The Doherty occurrence, known originally as the Iron Hand, is located on the east side of the mouth of Lyle Creek. Kaslo, British Columbia lies 24 kilometres to the southeast.
While there is no official production records from its earlier years, shipments of ore are reported to have been made to the Hall mines smelter.
Limestone is the dominant hostrock of the Doherty occurrence, forming prominent cliff bluffs which form a dip slope of about 60 degrees. Slate and slaty limestone are also present in underground workings. The showings at the Doherty occurrence are lead-zinc and quartz-pyrite replacement deposits in the Whitewater limestone. Mineralization forms irregular pod-like bodies conforming with individual minor folds and is restricted mainly to a zone at the top of the cliff bluffs where the dip changes abruptly to 20 degrees. The zone extends for about 300 metres along the southeast side of Lyle Creek.

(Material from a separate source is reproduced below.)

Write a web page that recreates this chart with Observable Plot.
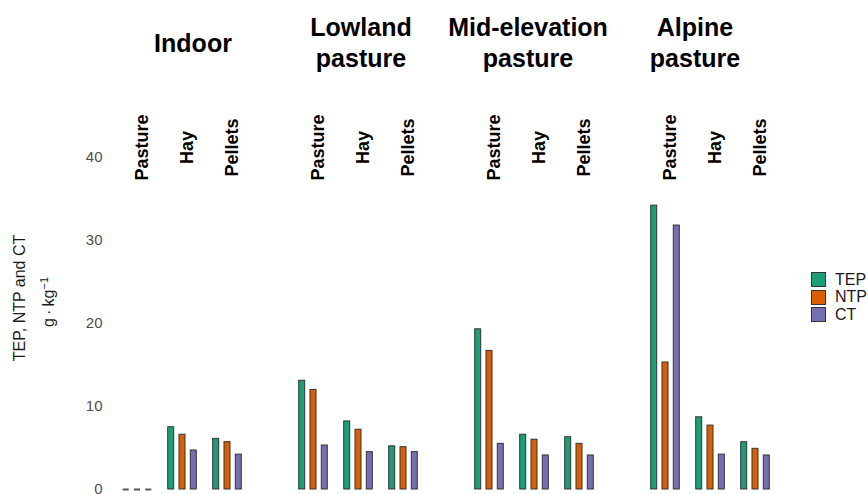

In general, there are two slabs 3.6 to 6.0 metres thick. Heavy oxidation has extensively altered the primary mineralization and limits are not well defined. Gossans are composed of thoroughly leached and siliceous material which contains principally pyrite with lesser sphalerite and galena in a gangue of crushed rock, calcite and siderite. This marks the course of a 1.5 to 1.8 metre wide shear zone which follows limestone bedding striking 060 degrees and dipping 50 degrees southwest. Relatively massive sphalerite is local.
A short adit driven along the base of the limestone from the bottom of the canyon in Lyle Creek intersected a few thin seams of mineralization. A second short adit 90 metres upstream intersected zinc mineralization in an isolated limestone outcrop. A third adit driven northeast in the canyon wall intersected 75 to 120 centimetres of siderite containing sphalerite and galena.
Mining of the Doherty occurrence did not commence until 1948. During the following two years surface drilling and blasting was used to remove 5476 tonnes of material from which 121,333 grams silver, 218 grams gold, 1267 kilograms cadmium, 23,227 kilograms lead and 355,200 kilograms zinc were recovered.
Intermittently from 1951 to 1967, the Doherty property was optioned to several different companies. Drilling and clearings-out of the old underground workings was done but all companies dropped their options and no further production was recorded.